— Exercise aim —
Output the material word for word. Leave each picture out.

## Begin Source excerpt

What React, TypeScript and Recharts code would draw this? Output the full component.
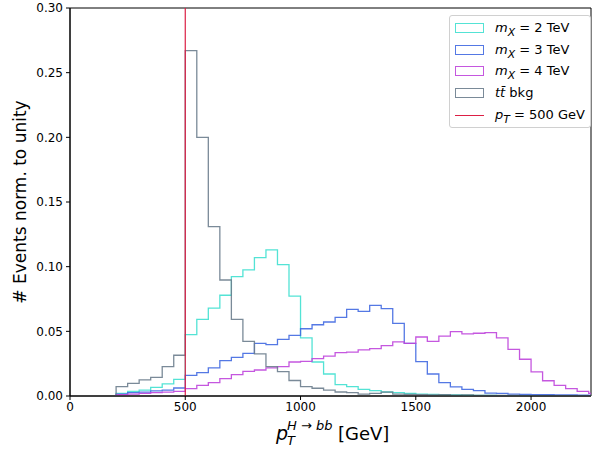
import { LineChart, Line, XAxis, YAxis, ReferenceLine, ReferenceArea } from 'recharts';

const BIN_EDGES = [
  200, 250, 300, 350, 400, 450, 500, 550, 600, 650, 700, 750, 800, 850, 900, 950, 1000, 1050, 1100, 1150, 1200,
  1250, 1300, 1350, 1400, 1450, 1500, 1550, 1600, 1650, 1700, 1750, 1800, 1850, 1900, 1950, 2000, 2050, 2100,
  2150, 2200, 2250, 2300,
];

const MX2 = [
  0.002, 0.0036, 0.0046, 0.0067, 0.0093, 0.0129, 0.0474, 0.0593, 0.068, 0.0779, 0.0923, 0.0975, 0.107, 0.113,
  0.1016, 0.0773, 0.0449, 0.0263, 0.017, 0.0088, 0.0072, 0.0052, 0.0041, 0.0031, 0.0026, 0.002, 0.0015, 0.0012,
  0.001, 0.0008, 0.0006, 0.0005, 0.0004, 0.0003, 0.0003, 0.0002, 0.0002, 0.0001, 0.0001, 0.0001, 0.0001, 0.0001,
];

const MX3 = [
  0.0015, 0.0026, 0.003, 0.004, 0.0046, 0.0062, 0.016, 0.018, 0.0217, 0.0273, 0.0299, 0.033, 0.0407, 0.0397,
  0.0438, 0.0469, 0.052, 0.0551, 0.0572, 0.0608, 0.067, 0.0655, 0.0701, 0.0675, 0.0562, 0.0407, 0.0266, 0.017,
  0.0103, 0.007, 0.0052, 0.0041, 0.0022, 0.002, 0.0015, 0.0012, 0.001, 0.001, 0.0008, 0.0008, 0.0006, 0.0005,
];

const MX4 = [
  0.001, 0.0015, 0.002, 0.0026, 0.003, 0.0036, 0.0057, 0.0082, 0.0103, 0.0134, 0.0165, 0.0191, 0.0201, 0.0217,
  0.0227, 0.0263, 0.0268, 0.0289, 0.0309, 0.0335, 0.034, 0.0356, 0.0366, 0.039, 0.0418, 0.0407, 0.0456, 0.0423,
  0.0463, 0.0498, 0.048, 0.0485, 0.049, 0.0449, 0.0361, 0.0284, 0.0186, 0.0118, 0.0082, 0.0057, 0.0036, 0.002,
];

const TTBAR = [
  0.0072, 0.0098, 0.0124, 0.0144, 0.0227, 0.0315, 0.267, 0.2, 0.131, 0.0897, 0.0593, 0.0423, 0.0325, 0.0227,
  0.0188, 0.012, 0.0072, 0.006, 0.0046, 0.0031, 0.0026, 0.0015, 0.002, 0.003, 0.0015, 0.0012, 0.001, 0.0008,
  0.001, 0.0006, 0.0008, 0.0005, 0.0005, 0.0004, 0.0004, 0.0003, 0.0003, 0.0002, 0.0002, 0.0002, 0.0001, 0.0001,
];

const X_TICKS = [0, 500, 1000, 1500, 2000];
const Y_TICKS = [0, 0.05, 0.1, 0.15, 0.2, 0.25, 0.3];
const PT_CUT = 500;

const COLORS = { mx2: '#40e0d0', mx3: '#4169e1', mx4: '#bf45dc', tt: '#6c7d8d', cut: '#dc1f45' };
const FONT = '"DejaVu Sans", sans-serif';

// step outline: rise from 0 at the first edge, drop back to 0 at the last
const data = [
  { x: BIN_EDGES[0], mx2: 0, mx3: 0, mx4: 0, tt: 0 },
  ...MX2.map((_, i) => ({ x: BIN_EDGES[i], mx2: MX2[i], mx3: MX3[i], mx4: MX4[i], tt: TTBAR[i] })),
  { x: BIN_EDGES[BIN_EDGES.length - 1], mx2: 0, mx3: 0, mx4: 0, tt: 0 },
];

const SERIES = [
  { key: 'mx2', color: COLORS.mx2 },
  { key: 'mx3', color: COLORS.mx3 },
  { key: 'mx4', color: COLORS.mx4 },
  { key: 'tt', color: COLORS.tt },
];

function XLabel() {
  return (
    <text fontFamily={FONT} fill='#000'>
      <tspan x={276} y={440} fontSize={19} fontStyle='italic'>p</tspan>
      <tspan x={287} y={445} fontSize={13} fontStyle='italic'>T</tspan>
      <tspan x={287} y={430} fontSize={13} fontStyle='italic'>H</tspan>
      <tspan fontSize={13}> → </tspan>
      <tspan fontSize={13} fontStyle='italic'>bb</tspan>
      <tspan x={338} y={440} fontSize={18}>[GeV]</tspan>
    </text>
  );
}

function YLabel() {
  return (
    <text x={26} y={202} transform='rotate(-90 26 202)' textAnchor='middle' fontFamily={FONT} fontSize={17} fill='#000'>
      # Events norm. to unity
    </text>
  );
}

const legendRows = [
  { color: COLORS.mx2, patch: true, label: <><i>m</i><sub><i>X</i></sub> = 2 TeV</> },
  { color: COLORS.mx3, patch: true, label: <><i>m</i><sub><i>X</i></sub> = 3 TeV</> },
  { color: COLORS.mx4, patch: true, label: <><i>m</i><sub><i>X</i></sub> = 4 TeV</> },
  { color: COLORS.tt, patch: true, label: <><i>t</i><i>t&#772;</i> bkg</> },
  { color: COLORS.cut, patch: false, label: <><i>p</i><sub><i>T</i></sub> = 500 GeV</> },
];

export default function App() {
  return (
    <div style={{ position: 'absolute', left: 0, top: 0, width: 592, height: 451, background: '#fff' }}>
      <LineChart width={592} height={451} data={data} margin={{ top: 8, right: 1, left: 0, bottom: 0 }}>
        <XAxis
          dataKey='x'
          type='number'
          domain={[0, 2260]}
          ticks={X_TICKS}
          allowDataOverflow
          height={55}
          stroke='#000'
          tickSize={4}
          tickMargin={2}
          tick={{ fill: '#000', fontSize: 12, fontFamily: FONT }}
          label={{ content: () => <XLabel /> }}
        />
        <YAxis
          type='number'
          domain={[0, 0.3]}
          ticks={Y_TICKS}
          allowDataOverflow
          width={70}
          stroke='#000'
          tickSize={4}
          tickMargin={3}
          tickFormatter={(v: number) => v.toFixed(2)}
          tick={{ fill: '#000', fontSize: 12, fontFamily: FONT }}
          label={{ content: () => <YLabel /> }}
        />
        <ReferenceArea x1={0} x2={2260} y1={0} y2={0.3} fill='none' stroke='#000' strokeWidth={1} ifOverflow='visible' />
        {SERIES.map((s) => (
          <Line
            key={s.key}
            dataKey={s.key}
            type='stepAfter'
            stroke={s.color}
            strokeWidth={1.3}
            strokeOpacity={0.9}
            dot={false}
            activeDot={false}
            isAnimationActive={false}
          />
        ))}
        <ReferenceLine x={PT_CUT} stroke={COLORS.cut} strokeWidth={1.2} />
      </LineChart>
      <div
        style={{
          position: 'absolute',
          left: 449,
          top: 15,
          width: 140,
          height: 111,
          border: '1px solid #d0d0d0',
          borderRadius: 3,
          background: 'rgba(255,255,255,0.8)',
          fontFamily: FONT,
          fontSize: 13,
          color: '#000',
        }}
      >
        {legendRows.map((r, i) => (
          <div key={i} style={{ position: 'absolute', left: 0, top: 3 + i * 21.7, height: 20, width: 140 }}>
            {r.patch ? (
              <div
                style={{
                  position: 'absolute',
                  left: 5,
                  top: 4,
                  width: 27,
                  height: 8,
                  border: `1.3px solid ${r.color}`,
                  opacity: 0.9,
                }}
              />
            ) : (
              <div style={{ position: 'absolute', left: 5, top: 9, width: 29, height: 1.3, background: r.color }} />
            )}
            <div style={{ position: 'absolute', left: 45, top: 0, lineHeight: '18px', whiteSpace: 'nowrap' }}>
              {r.label}
            </div>
          </div>
        ))}
      </div>
    </div>
  );
}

## End Source excerpt

— Answer below —
What React, TypeScript and Recharts code would draw this? Output the full component.
import { LineChart, Line, XAxis, YAxis, ReferenceLine, ReferenceArea } from 'recharts';

const BIN_EDGES = [
  200, 250, 300, 350, 400, 450, 500, 550, 600, 650, 700, 750, 800, 850, 900, 950, 1000, 1050, 1100, 1150, 1200,
  1250, 1300, 1350, 1400, 1450, 1500, 1550, 1600, 1650, 1700, 1750, 1800, 1850, 1900, 1950, 2000, 2050, 2100,
  2150, 2200, 2250, 2300,
];

const MX2 = [
  0.002, 0.0036, 0.0046, 0.0067, 0.0093, 0.0129, 0.0474, 0.0593, 0.068, 0.0779, 0.0923, 0.0975, 0.107, 0.113,
  0.1016, 0.0773, 0.0449, 0.0263, 0.017, 0.0088, 0.0072, 0.0052, 0.0041, 0.0031, 0.0026, 0.002, 0.0015, 0.0012,
  0.001, 0.0008, 0.0006, 0.0005, 0.0004, 0.0003, 0.0003, 0.0002, 0.0002, 0.0001, 0.0001, 0.0001, 0.0001, 0.0001,
];

const MX3 = [
  0.0015, 0.0026, 0.003, 0.004, 0.0046, 0.0062, 0.016, 0.018, 0.0217, 0.0273, 0.0299, 0.033, 0.0407, 0.0397,
  0.0438, 0.0469, 0.052, 0.0551, 0.0572, 0.0608, 0.067, 0.0655, 0.0701, 0.0675, 0.0562, 0.0407, 0.0266, 0.017,
  0.0103, 0.007, 0.0052, 0.0041, 0.0022, 0.002, 0.0015, 0.0012, 0.001, 0.001, 0.0008, 0.0008, 0.0006, 0.0005,
];

const MX4 = [
  0.001, 0.0015, 0.002, 0.0026, 0.003, 0.0036, 0.0057, 0.0082, 0.0103, 0.0134, 0.0165, 0.0191, 0.0201, 0.0217,
  0.0227, 0.0263, 0.0268, 0.0289, 0.0309, 0.0335, 0.034, 0.0356, 0.0366, 0.039, 0.0418, 0.0407, 0.0456, 0.0423,
  0.0463, 0.0498, 0.048, 0.0485, 0.049, 0.0449, 0.0361, 0.0284, 0.0186, 0.0118, 0.0082, 0.0057, 0.0036, 0.002,
];

const TTBAR = [
  0.0072, 0.0098, 0.0124, 0.0144, 0.0227, 0.0315, 0.267, 0.2, 0.131, 0.0897, 0.0593, 0.0423, 0.0325, 0.0227,
  0.0188, 0.012, 0.0072, 0.006, 0.0046, 0.0031, 0.0026, 0.0015, 0.002, 0.003, 0.0015, 0.0012, 0.001, 0.0008,
  0.001, 0.0006, 0.0008, 0.0005, 0.0005, 0.0004, 0.0004, 0.0003, 0.0003, 0.0002, 0.0002, 0.0002, 0.0001, 0.0001,
];

const X_TICKS = [0, 500, 1000, 1500, 2000];
const Y_TICKS = [0, 0.05, 0.1, 0.15, 0.2, 0.25, 0.3];
const PT_CUT = 500;

const COLORS = { mx2: '#40e0d0', mx3: '#4169e1', mx4: '#bf45dc', tt: '#6c7d8d', cut: '#dc1f45' };
const FONT = '"DejaVu Sans", sans-serif';

// step outline: rise from 0 at the first edge, drop back to 0 at the last
const data = [
  { x: BIN_EDGES[0], mx2: 0, mx3: 0, mx4: 0, tt: 0 },
  ...MX2.map((_, i) => ({ x: BIN_EDGES[i], mx2: MX2[i], mx3: MX3[i], mx4: MX4[i], tt: TTBAR[i] })),
  { x: BIN_EDGES[BIN_EDGES.length - 1], mx2: 0, mx3: 0, mx4: 0, tt: 0 },
];

const SERIES = [
  { key: 'mx2', color: COLORS.mx2 },
  { key: 'mx3', color: COLORS.mx3 },
  { key: 'mx4', color: COLORS.mx4 },
  { key: 'tt', color: COLORS.tt },
];

function XLabel() {
  return (
    <text fontFamily={FONT} fill='#000'>
      <tspan x={276} y={440} fontSize={19} fontStyle='italic'>p</tspan>
      <tspan x={287} y={445} fontSize={13} fontStyle='italic'>T</tspan>
      <tspan x={287} y={430} fontSize={13} fontStyle='italic'>H</tspan>
      <tspan fontSize={13}> → </tspan>
      <tspan fontSize={13} fontStyle='italic'>bb</tspan>
      <tspan x={338} y={440} fontSize={18}>[GeV]</tspan>
    </text>
  );
}

function YLabel() {
  return (
    <text x={26} y={202} transform='rotate(-90 26 202)' textAnchor='middle' fontFamily={FONT} fontSize={17} fill='#000'>
      # Events norm. to unity
    </text>
  );
}

const legendRows = [
  { color: COLORS.mx2, patch: true, label: <><i>m</i><sub><i>X</i></sub> = 2 TeV</> },
  { color: COLORS.mx3, patch: true, label: <><i>m</i><sub><i>X</i></sub> = 3 TeV</> },
  { color: COLORS.mx4, patch: true, label: <><i>m</i><sub><i>X</i></sub> = 4 TeV</> },
  { color: COLORS.tt, patch: true, label: <><i>t</i><i>t&#772;</i> bkg</> },
  { color: COLORS.cut, patch: false, label: <><i>p</i><sub><i>T</i></sub> = 500 GeV</> },
];

export default function App() {
  return (
    <div style={{ position: 'absolute', left: 0, top: 0, width: 592, height: 451, background: '#fff' }}>
      <LineChart width={592} height={451} data={data} margin={{ top: 8, right: 1, left: 0, bottom: 0 }}>
        <XAxis
          dataKey='x'
          type='number'
          domain={[0, 2260]}
          ticks={X_TICKS}
          allowDataOverflow
          height={55}
          stroke='#000'
          tickSize={4}
          tickMargin={2}
          tick={{ fill: '#000', fontSize: 12, fontFamily: FONT }}
          label={{ content: () => <XLabel /> }}
        />
        <YAxis
          type='number'
          domain={[0, 0.3]}
          ticks={Y_TICKS}
          allowDataOverflow
          width={70}
          stroke='#000'
          tickSize={4}
          tickMargin={3}
          tickFormatter={(v: number) => v.toFixed(2)}
          tick={{ fill: '#000', fontSize: 12, fontFamily: FONT }}
          label={{ content: () => <YLabel /> }}
        />
        <ReferenceArea x1={0} x2={2260} y1={0} y2={0.3} fill='none' stroke='#000' strokeWidth={1} ifOverflow='visible' />
        {SERIES.map((s) => (
          <Line
            key={s.key}
            dataKey={s.key}
            type='stepAfter'
            stroke={s.color}
            strokeWidth={1.3}
            strokeOpacity={0.9}
            dot={false}
            activeDot={false}
            isAnimationActive={false}
          />
        ))}
        <ReferenceLine x={PT_CUT} stroke={COLORS.cut} strokeWidth={1.2} />
      </LineChart>
      <div
        style={{
          position: 'absolute',
          left: 449,
          top: 15,
          width: 140,
          height: 111,
          border: '1px solid #d0d0d0',
          borderRadius: 3,
          background: 'rgba(255,255,255,0.8)',
          fontFamily: FONT,
          fontSize: 13,
          color: '#000',
        }}
      >
        {legendRows.map((r, i) => (
          <div key={i} style={{ position: 'absolute', left: 0, top: 3 + i * 21.7, height: 20, width: 140 }}>
            {r.patch ? (
              <div
                style={{
                  position: 'absolute',
                  left: 5,
                  top: 4,
                  width: 27,
                  height: 8,
                  border: `1.3px solid ${r.color}`,
                  opacity: 0.9,
                }}
              />
            ) : (
              <div style={{ position: 'absolute', left: 5, top: 9, width: 29, height: 1.3, background: r.color }} />
            )}
            <div style={{ position: 'absolute', left: 45, top: 0, lineHeight: '18px', whiteSpace: 'nowrap' }}>
              {r.label}
            </div>
          </div>
        ))}
      </div>
    </div>
  );
}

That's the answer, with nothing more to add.